Thanks to The Business, Crux, Montane, thehighlands.com, Big Agnes, Trekking Encounters
Montane, Chromefire, Bristo Yoga School, Lyon Equipment, Pocket Mountains and The Mountaineering Council of Scotland for supporting this expedition.
Tower Couloir (5,800ft), Hut Tower, Ruth Gorge, Alaska, Oliver Metherell, James Mehigan, ED2, Scottish VII, A1, 600m
Details
The Great Gorge of the Ruth Glacier runs almost perfectly north-south and lies south east of Denali in the Denali National Park in Alaska. It is an alpinist’s paradise being a parallel sided glacier from whose sides rise massive steep peaks of the quality of great alpine north faces. Approaches are not long (though they can be heavily crevassed) and altitude is not really a problem (the highest peaks are c.3000m) The best guidebook to the area is Joe Puryear’s ‘Alaska’ published by supertopo. There is also a fantastic set of pictures with route markings of all the major peaks in the Gorge in the 2006 American Alpine Club Journal.

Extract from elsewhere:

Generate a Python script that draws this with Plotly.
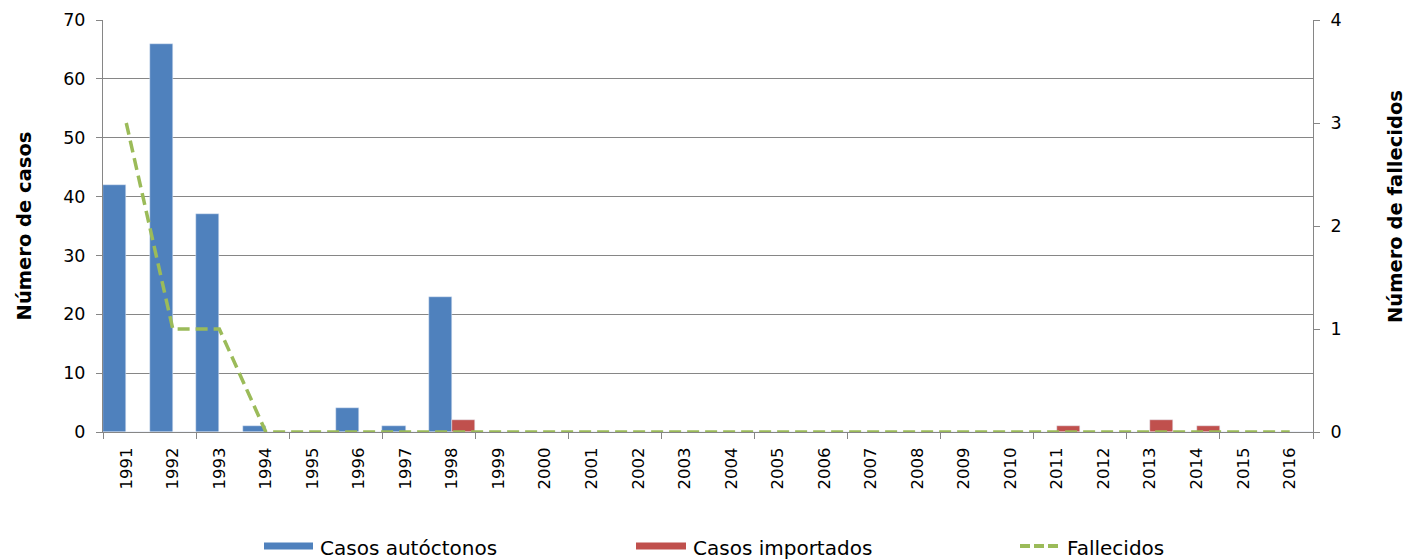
import plotly.graph_objects as go

years = [str(y) for y in range(1991, 2017)]
autoctonos = [42, 66, 37, 1, 0, 4, 1, 23, 0, 0, 0, 0, 0, 0, 0, 0, 0, 0, 0, 0, 0, 0, 0, 0, 0, 0]
importados = [0, 0, 0, 0, 0, 0, 0, 2, 0, 0, 0, 0, 0, 0, 0, 0, 0, 0, 0, 0, 1, 0, 2, 1, 0, 0]
fallecidos = [3, 1, 1, 0, 0, 0, 0, 0, 0, 0, 0, 0, 0, 0, 0, 0, 0, 0, 0, 0, 0, 0, 0, 0, 0, 0]

BLUE, RED, GREEN = "#4F81BD", "#C0504D", "#9BBB59"
AXIS_GREY = "#868686"
FONT = "DejaVu Sans, Verdana, sans-serif"

# the page puts the figure 8px in from the top-left (default body margin),
# so every pixel position below is taken from the reference minus 8
OFF = 8
W, H = 1415 - OFF, 559 - OFF
L, R, T, B = 103 - OFF, 1313 - OFF, 20 - OFF, 432 - OFF


def px_x(p):
    return (p - OFF - L) / (R - L)


def px_y(p):
    return (B - (p - OFF)) / (B - T)


x_pos = list(range(len(years)))

fig = go.Figure()
fig.add_trace(go.Bar(x=x_pos, y=autoctonos, name="Casos autóctonos", marker_color=BLUE))
fig.add_trace(go.Bar(x=x_pos, y=importados, name="Casos importados", marker_color=RED))
fig.add_trace(
    go.Scatter(
        x=x_pos, y=fallecidos, name="Fallecidos", mode="lines", yaxis="y2",
        line=dict(color=GREEN, width=3.5, dash="12px,6px"),
    )
)

# legend drawn by hand so the keys look like the original (wide swatches)
shapes = [
    dict(type="rect", xref="paper", yref="paper", x0=px_x(264), x1=px_x(313),
         y0=px_y(549.5), y1=px_y(542.5), fillcolor=BLUE, line=dict(width=0)),
    dict(type="rect", xref="paper", yref="paper", x0=px_x(636), x1=px_x(686),
         y0=px_y(549.5), y1=px_y(542.5), fillcolor=RED, line=dict(width=0)),
    dict(type="line", xref="paper", yref="paper", x0=px_x(1020), x1=px_x(1058),
         y0=px_y(546), y1=px_y(546), line=dict(color=GREEN, width=4, dash="10px,4px")),
]
annotations = [
    dict(text=name, xref="paper", yref="paper", x=px_x(xp), y=px_y(548), xanchor="left",
         yanchor="middle", showarrow=False, font=dict(family=FONT, size=20, color="black"))
    for name, xp in [("Casos autóctonos", 318), ("Casos importados", 691), ("Fallecidos", 1065)]
]
# right axis title sits a little above the middle of the plot in the original
annotations.append(
    dict(text="<b>Número de fallecidos</b>", xref="paper", yref="paper", x=px_x(1395),
         y=px_y(207), xanchor="center", yanchor="middle", textangle=-90, showarrow=False,
         font=dict(family=FONT, size=19.5, color="black"))
)

fig.update_layout(
    width=W,
    height=H,
    margin=dict(l=L, r=W - R, t=T, b=H - B),
    plot_bgcolor="white",
    paper_bgcolor="white",
    barmode="group",
    bargap=0,
    bargroupgap=0,
    showlegend=False,
    shapes=shapes,
    annotations=annotations,
    xaxis=dict(
        automargin=False,
        range=[-0.5, len(years) - 0.5],
        tickmode="array",
        tickvals=x_pos,
        ticktext=years,
        tickangle=-90,
        ticks="",
        ticklabelstandoff=8,
        showgrid=False,
        zeroline=False,
        showline=True,
        linecolor=AXIS_GREY,
        linewidth=1,
        tickfont=dict(family=FONT, size=16.5, color="black"),
        minor=dict(
            tickmode="array",
            tickvals=[i - 0.5 for i in range(0, len(years) + 1, 2)],
            ticks="outside",
            ticklen=6,
            tickcolor=AXIS_GREY,
            showgrid=False,
        ),
    ),
    yaxis=dict(
        automargin=False,
        range=[0, 70],
        dtick=10,
        showgrid=True,
        gridcolor=AXIS_GREY,
        gridwidth=1,
        zeroline=False,
        showline=True,
        linecolor=AXIS_GREY,
        ticks="outside",
        ticklen=6,
        tickcolor=AXIS_GREY,
        ticklabelstandoff=7,
        tickfont=dict(family=FONT, size=17.5, color="black"),
        title=dict(text="<b>Número de casos</b>", font=dict(family=FONT, size=19.5, color="black"), standoff=26),
    ),
    yaxis2=dict(
        automargin=False,
        range=[0, 4],
        dtick=1,
        overlaying="y",
        side="right",
        showgrid=False,
        zeroline=False,
        showline=True,
        linecolor=AXIS_GREY,
        ticks="outside",
        ticklen=6,
        tickcolor=AXIS_GREY,
        ticklabelstandoff=7,
        tickfont=dict(family=FONT, size=17.5, color="black"),
    ),
)

fig.write_html("out.html")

Access is by ski plane from Talkeetna (3 hours drive north of Anchorage where we flew into). We used Talkeetna Air Taxi www.talkeetnaair.com who have the best reputation for looking after climbers in the range. We found them excellent.
It’s hard to be certain when the best time to go is. We were pretty early hoping the ice would be well frozen and consolidated (it wasn’t) but people climb there much later and it only seemed to be kicking off as we left (mid April). They climb rock in the gorge in the summer, as early as June which is hard to believe.